Il mio primo imbarco fu per gli ottant’anni nel 2011. Arrivammo a Atene in aereo in tre. L’operazione era tutta interna alla Marina, tramite Upicom (allora comandata dall’ammiraglio Roberto Camerini) cui facevo da consulente per i media e con il comandante Alessandro Busonero – che allora mi pare fosse TV e che oggi dirige il Notiziario della Marina  – e il capo Maurizio Lapera, ottimo elemento sia per la preparazione marinaresca che per quella di cineoperatore.

Sbarcai poi al centro dello Stretto di Messina, con la biscaglina di corda fino alla ognitempo della Capitaneria che mi aspettava sottobordo ma navigammo bene e a lungo per l’Egeo e lo Ionio, raccogliendo momenti e storie che poi finirono in “Di mare, barche e marinai”, nella storica Biblioteca del Mare di Mursia.

Fu il mio primo imbarco cui seguirono altri e credo che realmente – come per tutti quelli che ne hanno fatto in qualche modo parte – quella nave ti entra dentro e tu entri dentro di lei insieme alle migliaia e migliaia di marinai che sono e restano il suo equipaggio, il più numeroso del mondo perchè dal Vespucci non sbarchi mai.

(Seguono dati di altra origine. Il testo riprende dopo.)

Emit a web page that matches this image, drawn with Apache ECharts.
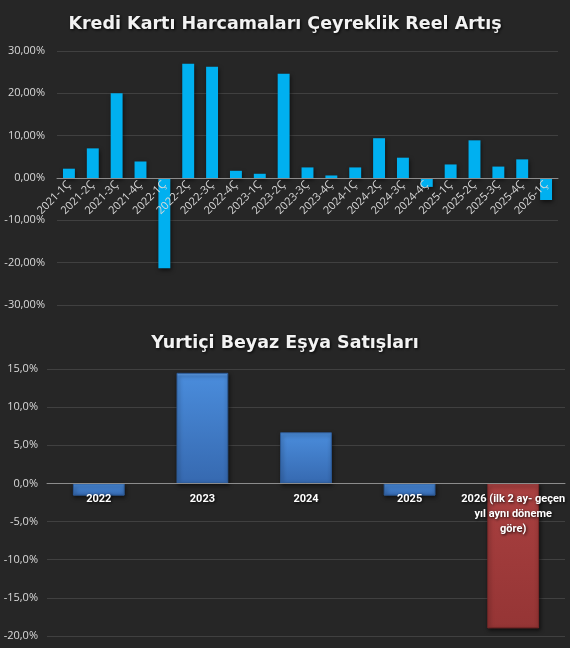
<!DOCTYPE html>
<html>
<head>
<meta charset="utf-8">
<script src="https://cdn.jsdelivr.net/npm/echarts@6/dist/echarts.min.js"></script>
<style>
  html, body { margin: 0; padding: 0; background: #262626; }
  #chart { width: 570px; height: 648px; }
</style>
</head>
<body>
<div id="chart"></div>
<script>
const quarters = ['2021-1Ç','2021-2Ç','2021-3Ç','2021-4Ç','2022-1Ç','2022-2Ç','2022-3Ç','2022-4Ç',
  '2023-1Ç','2023-2Ç','2023-3Ç','2023-4Ç','2024-1Ç','2024-2Ç','2024-3Ç','2024-4Ç',
  '2025-1Ç','2025-2Ç','2025-3Ç','2025-4Ç','2026-1Ç'];
const cardGrowth = [2.2, 7.0, 20.0, 3.9, -21.3, 27.0, 26.3, 1.7, 1.0, 24.6, 2.5, 0.6, 2.5, 9.4, 4.8, -2.1, 3.2, 8.9, 2.7, 4.4, -5.2];

const years = ['2022', '2023', '2024', '2025', '2026 (ilk 2 ay- geçen\nyıl aynı döneme\ngöre)'];
const applianceGrowth = [-1.6, 14.5, 6.7, -1.6, -19.0];

const topTicks = { min: -30, max: 30, interval: 10 };
const bottomTicks = { min: -20, max: 15, interval: 5 };

const H = 648;
const g1 = { left: 57, right: 12, top: 51, bottom: 343 };
const g2 = { left: 47, right: 5, top: 369, bottom: 12 };
// distance from grid bottom edge to the zero line, so labels sit under the zero axis
const zeroOff = (g, t) => (0 - t.min) / (t.max - t.min) * (H - g.top - g.bottom);

const chart = echarts.init(document.getElementById('chart'));
const fam = "'Open Sans', 'Noto Sans', sans-serif";
const titleFam = "'DejaVu Sans', sans-serif";
const blueStyle = {
  color: new echarts.graphic.LinearGradient(0, 0, 0, 1, [
    { offset: 0, color: '#6aa8ee' }, { offset: 0.03, color: '#4a8cdb' }, { offset: 1, color: '#3669b0' }]),
  borderColor: '#2d5a96', borderWidth: 1
};
const redStyle = {
  color: new echarts.graphic.LinearGradient(0, 0, 0, 1, [
    { offset: 0, color: '#c86060' }, { offset: 0.015, color: '#a94040' }, { offset: 1, color: '#953535' }]),
  borderColor: '#7a2828', borderWidth: 1
};
const lastIdx = applianceGrowth.length - 1;
const applianceData = applianceGrowth.map((v, i) => ({ value: v, itemStyle: i === lastIdx ? redStyle : blueStyle }));

const titleStyle = { color: '#f2f2f2', fontSize: 17.5, fontWeight: 'bold', fontFamily: titleFam,
  textShadowColor: 'rgba(0,0,0,0.9)', textShadowBlur: 3, textShadowOffsetX: 1, textShadowOffsetY: 1 };

chart.setOption({
  backgroundColor: '#262626',
  animation: false,
  title: [
    { text: 'Kredi Kartı Harcamaları Çeyreklik Reel Artış', left: 'center', top: 10, textStyle: titleStyle },
    { text: 'Yurtiçi Beyaz Eşya Satışları', left: 'center', top: 329, textStyle: titleStyle }
  ],
  grid: [
    Object.assign({ outerBoundsMode: 'none' }, g1),
    Object.assign({ outerBoundsMode: 'none' }, g2)
  ],
  xAxis: [
    { type: 'category', gridIndex: 0, data: quarters, z: 10,
      axisLine: { onZero: true, lineStyle: { color: '#8c8c8c', width: 1 } },
      axisTick: { show: false },
      axisLabel: { interval: 0, rotate: 45, color: '#d9d9d9', fontSize: 11, fontFamily: fam,
        margin: 5 - zeroOff(g1, topTicks) } },
    { type: 'category', gridIndex: 1, data: years, z: 10,
      axisLine: { onZero: true, lineStyle: { color: '#8c8c8c', width: 1 } },
      axisTick: { show: false },
      axisLabel: { interval: 0, color: '#ffffff', fontSize: 11, fontWeight: 'bold', lineHeight: 15,
        margin: 8 - zeroOff(g2, bottomTicks),
        fontFamily: "'Roboto', sans-serif",
        textShadowColor: 'rgba(0,0,0,0.9)', textShadowBlur: 3, textShadowOffsetX: 1, textShadowOffsetY: 1 } }
  ],
  yAxis: [
    { type: 'value', gridIndex: 0, min: topTicks.min, max: topTicks.max, interval: topTicks.interval,
      axisLine: { show: false }, axisTick: { show: false },
      splitLine: { lineStyle: { color: '#404040', width: 1 } },
      axisLabel: { color: '#d9d9d9', fontSize: 11, margin: 12, fontFamily: fam,
        formatter: v => v.toFixed(2).replace('.', ',') + '%' } },
    { type: 'value', gridIndex: 1, min: bottomTicks.min, max: bottomTicks.max, interval: bottomTicks.interval,
      axisLine: { show: false }, axisTick: { show: false },
      splitLine: { lineStyle: { color: '#404040', width: 1 } },
      axisLabel: { color: '#d9d9d9', fontSize: 11, margin: 9, fontFamily: fam,
        formatter: v => v.toFixed(1).replace('.', ',') + '%' } }
  ],
  series: [
    { type: 'bar', xAxisIndex: 0, yAxisIndex: 0, data: cardGrowth, barWidth: '50%', z: 2,
      itemStyle: { color: '#00b0f0', shadowColor: 'rgba(0,0,0,0.6)', shadowBlur: 4, shadowOffsetX: 1, shadowOffsetY: 2 } },
    { type: 'bar', xAxisIndex: 1, yAxisIndex: 1, data: applianceData, barWidth: '50%', z: 2,
      itemStyle: { shadowColor: 'rgba(0,0,0,0.6)', shadowBlur: 4, shadowOffsetX: 1, shadowOffsetY: 2 } }
  ]
});
</script>
</body>
</html>
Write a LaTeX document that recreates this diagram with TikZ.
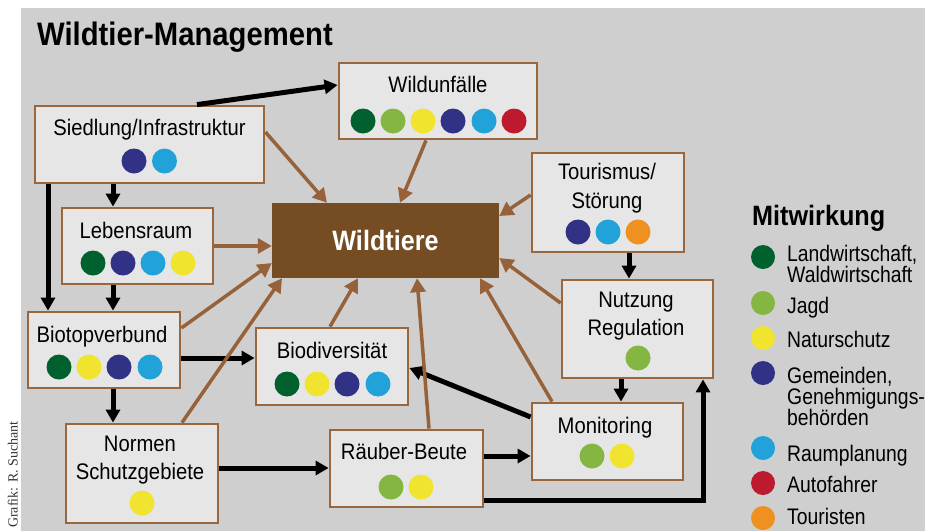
\documentclass[tikz,border=0pt]{standalone}
\usepackage{fontspec}
\setmainfont{Liberation Sans}
\newfontfamily\condfont[FakeStretch=0.9]{Liberation Sans}
\newfontfamily\legfont[FakeStretch=0.86]{Liberation Sans}
\newfontfamily\creditfont{Liberation Serif}
\usetikzlibrary{arrows.meta}

\definecolor{bggray}{HTML}{CFCFCF}
\definecolor{boxfill}{HTML}{E6E6E6}
\definecolor{boxedge}{HTML}{99673D}
\definecolor{corebrown}{HTML}{764C23}
\definecolor{linkbrown}{HTML}{97623A}
\definecolor{cLand}{HTML}{00612F}
\definecolor{cJagd}{HTML}{85B642}
\definecolor{cNatur}{HTML}{F1E42E}
\definecolor{cGem}{HTML}{313186}
\definecolor{cRaum}{HTML}{21A2D8}
\definecolor{cAuto}{HTML}{BE1A2E}
\definecolor{cTour}{HTML}{EE9120}

\tikzset{
  box/.style={draw=boxedge, line width=2.8pt, fill=boxfill, inner sep=0pt},
  core/.style={fill=corebrown, inner sep=0pt},
  lbl/.style={anchor=base, inner sep=0pt, font=\condfont\fontsize{22.5}{27}\selectfont},
  % multi-line entries sit on the baseline of their last line
  legtext/.style={anchor=base west, inner sep=0pt, align=left,
    font=\legfont\fontsize{22.5}{21}\selectfont},
  pdot/.style={circle, inner sep=0pt, minimum size=25pt},
  ldot/.style={circle, inner sep=0pt, minimum size=24pt},
  flow/.style={draw=black, line width=5pt, -{Triangle[length=13pt,width=14pt]}},
  effect/.style={draw=linkbrown, line width=3.5pt, -{Triangle[length=14pt,width=15pt]}}
}

% one coloured participation dot
\newcommand\putdot[4]{\node[pdot, fill=#4] (#1) at (#2,#3) {};}

\begin{document}
\begin{tikzpicture}[x=1pt,y=-1pt]
\useasboundingbox (0,0) rectangle (925,531);
\fill[white] (0,0) rectangle (925,531);
\fill[bggray] (21,8) rectangle (925,531);

% heading and credit
\node[anchor=base west, inner sep=0pt, font=\condfont\bfseries\fontsize{32.5}{36}\selectfont] (title) at (37,45) {Wildtier-Management};
\node[rotate=90, anchor=base west, inner sep=0pt, font=\creditfont\fontsize{14}{16}\selectfont, text=black!80] (credit) at (17.5,528) {Grafik: R. Suchant};

% boxes
\node[box, minimum width=229pt, minimum height=77pt] (sied) at (149.5,144.5) {};
\node[box, minimum width=198pt, minimum height=76pt] (unf)  at (438,101) {};
\node[box, minimum width=151pt, minimum height=76pt] (leb)  at (137.5,246) {};
\node[box, minimum width=152pt, minimum height=76pt] (bio)  at (104,350) {};
\node[box, minimum width=152pt, minimum height=99pt] (norm) at (142,473.5) {};
\node[box, minimum width=152pt, minimum height=99pt] (tour) at (608,202.5) {};
\node[box, minimum width=151pt, minimum height=98pt] (nutz) at (637.5,329) {};
\node[box, minimum width=151pt, minimum height=77pt] (mon)  at (607.5,441.5) {};
\node[box, minimum width=153pt, minimum height=77pt] (raub) at (406.5,468.5) {};
\node[box, minimum width=152pt, minimum height=77pt] (div)  at (332,366.5) {};
\node[core, minimum width=227pt, minimum height=75pt] (wild) at (385.5,240.5) {};

% box labels
\node[lbl] (sied-t) at (149.5,135) {Siedlung/Infrastruktur};
\node[lbl] (unf-t) at (438,92) {Wildunfälle};
\node[lbl] (leb-t) at (136,238) {Lebensraum};
\node[lbl] (bio-t) at (102,342) {Biotopverbund};
\node[lbl] (norm-t1) at (140,451) {Normen};
\node[lbl] (norm-t2) at (140,479) {Schutzgebiete};
\node[lbl] (tour-t1) at (607,179) {Tourismus/};
\node[lbl] (tour-t2) at (607,208) {Störung};
\node[lbl] (nutz-t1) at (636,307) {Nutzung};
\node[lbl] (nutz-t2) at (636,335) {Regulation};
\node[lbl] (mon-t) at (605,433) {Monitoring};
\node[lbl] (raub-t) at (404,459) {Räuber-Beute};
\node[lbl] (div-t) at (332,358) {Biodiversität};
\node[anchor=base, inner sep=0pt, text=white, font=\condfont\bfseries\fontsize{28}{32}\selectfont] (wild-t) at (385.5,250) {Wildtiere};

% participation dots
\putdot{sied-d1}{134}{161}{cGem}
\putdot{sied-d2}{164.5}{161}{cRaum}
\putdot{unf-d1}{363}{121}{cLand}
\putdot{unf-d2}{393}{121}{cJagd}
\putdot{unf-d3}{423}{121}{cNatur}
\putdot{unf-d4}{453}{121}{cGem}
\putdot{unf-d5}{484}{121}{cRaum}
\putdot{unf-d6}{514}{121}{cAuto}
\putdot{leb-d1}{93}{263}{cLand}
\putdot{leb-d2}{123}{263}{cGem}
\putdot{leb-d3}{153}{263}{cRaum}
\putdot{leb-d4}{183}{263}{cNatur}
\putdot{bio-d1}{59}{367}{cLand}
\putdot{bio-d2}{89}{367}{cNatur}
\putdot{bio-d3}{119}{367}{cGem}
\putdot{bio-d4}{150}{367}{cRaum}
\putdot{norm-d1}{142}{503}{cNatur}
\putdot{tour-d1}{578}{232}{cGem}
\putdot{tour-d2}{608}{232}{cRaum}
\putdot{tour-d3}{638}{232}{cTour}
\putdot{nutz-d1}{638}{358}{cJagd}
\putdot{mon-d1}{592}{456}{cJagd}
\putdot{mon-d2}{622}{456}{cNatur}
\putdot{raub-d1}{391}{487}{cJagd}
\putdot{raub-d2}{421}{487}{cNatur}
\putdot{div-d1}{287}{384}{cLand}
\putdot{div-d2}{317}{384}{cNatur}
\putdot{div-d3}{347}{384}{cGem}
\putdot{div-d4}{378}{384}{cRaum}

% black flows between the fields
\draw[flow] ([xshift=47.5pt]sied.north) -- ([yshift=16pt]unf.west);
\draw[flow] ([xshift=-24.5pt]leb.north |- sied.south) -- ([xshift=-24.5pt]leb.north);
\draw[flow] ([xshift=-56pt]bio.north |- sied.south) -- ([xshift=-56pt]bio.north);
\draw[flow] ([xshift=-24.5pt]leb.south) -- ([xshift=-24.5pt]leb.south |- bio.north);
\draw[flow] ([yshift=-8pt]bio.east) -- ([yshift=-8pt]bio.east -| div.west);
\draw[flow] ([xshift=9pt]bio.south) -- ([xshift=9pt]bio.south |- norm.north);
\draw[flow] ([yshift=5.5pt]norm.east) -- ([yshift=5.5pt]norm.east -| raub.west);
\draw[flow] ([yshift=12.5pt]raub.east) -- ([yshift=12.5pt]raub.east -| mon.west);
\draw[flow] ([yshift=24.5pt]mon.west) -- ([yshift=-1.5pt]div.east);
\draw[flow] ([xshift=-16.5pt]nutz.south) -- ([xshift=-16.5pt]nutz.south |- mon.north);
\draw[flow] ([xshift=21pt]tour.south) -- ([xshift=21pt]tour.south |- nutz.north);
\draw[flow] ([yshift=-31.5pt]raub.east) -| ([xshift=65.5pt]nutz.south);

% brown influences on the wildlife
\draw[effect] ([yshift=12.5pt]sied.east) -- ([xshift=-58.5pt]wild.north);
\draw[effect] ([xshift=-12pt]unf.south) -- ([xshift=14.5pt]wild.north);
\draw[effect] ([yshift=7.5pt]tour.west) -- ([yshift=24.5pt]wild.east);
\draw[effect] (leb.east) -- (leb.east -| wild.west);
\draw[effect] ([yshift=22pt]bio.east) -- ([yshift=-22.5pt]wild.west);
\draw[effect] ([xshift=40pt]norm.north) -- ([xshift=-103.5pt]wild.south);
\draw[effect] ([xshift=-2pt]div.north) -- ([xshift=-27.5pt]wild.south);
\draw[effect] ([xshift=22.5pt]raub.north) -- ([xshift=31.5pt]wild.south);
\draw[effect] ([xshift=-55.5pt]mon.north) -- ([xshift=94.5pt]wild.south);
\draw[effect] ([yshift=26pt]nutz.west) -- ([yshift=-17.5pt]wild.east);

% legend
\node[anchor=base west, inner sep=0pt, font=\condfont\bfseries\fontsize{28}{32}\selectfont] (leg-title) at (752,225) {Mitwirkung};
\node[ldot, fill=cLand]  (leg-d1) at (763,257) {};
\node[ldot, fill=cJagd]  (leg-d2) at (763,303) {};
\node[ldot, fill=cNatur] (leg-d3) at (763,338) {};
\node[ldot, fill=cGem]   (leg-d4) at (763,373) {};
\node[ldot, fill=cRaum]  (leg-d5) at (763,448) {};
\node[ldot, fill=cAuto]  (leg-d6) at (763,483) {};
\node[ldot, fill=cTour]  (leg-d7) at (763,518) {};
\node[legtext] (leg-t1) at (787,282) {Landwirtschaft,\\Waldwirtschaft};
\node[legtext] (leg-t2) at (787,313) {Jagd};
\node[legtext] (leg-t3) at (787,347) {Naturschutz};
\node[legtext] (leg-t4) at (787,425) {Gemeinden,\\Genehmigungs-\\behörden};
\node[legtext] (leg-t5) at (787,461) {Raumplanung};
\node[legtext] (leg-t6) at (787,492) {Autofahrer};
\node[legtext] (leg-t7) at (787,524) {Touristen};
\end{tikzpicture}
\end{document}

C’è una foto importante che resta di quel viaggio e che ho usato spesso nei miei interventi, parlando di media e forze armate. È proprio il capo Lapera che praticamente in testa d’albero sta riprendendo il ponte che è sotto di lui a una cinquantina di metri. C’è poi da considerare che sopra di lui c’era anche il fotografo, anche lui un sottufficiale, che riprende la scena.

Quella foto attesta chiaramente una cosa. È una scena che può riprendere solo un operatore militare – Media Combat Team o meno che sia – perchè nessun operatore civile sarebbe in grado di salire in sicurezza a quell’altezza per poi fare quelle riprese. Devi essere prima marinaio poi operatore, per capirsi. Oggi le telecamere sono leggere, più semplici e questo è determinante per la loro diffusione e il loro utilizzo. Basti pensare che trent’anni fa in tutta Italia ci saranno state al massimo un centinaio di telecamere e non molti di più a saperle usare. La rivoluzione tecnologica ha cambiato scenario anche in questo e forse è un bene. Il mondo militare nell’ambito della comunicazione ne è stato stravolto e ha fatto passi da gigante ma ne parleremo perché per una vita mi sono trovato a sottolineare, all’interno del mondo militare, come i media fossero un vero e proprio sistema d’arma. Ne parleremo.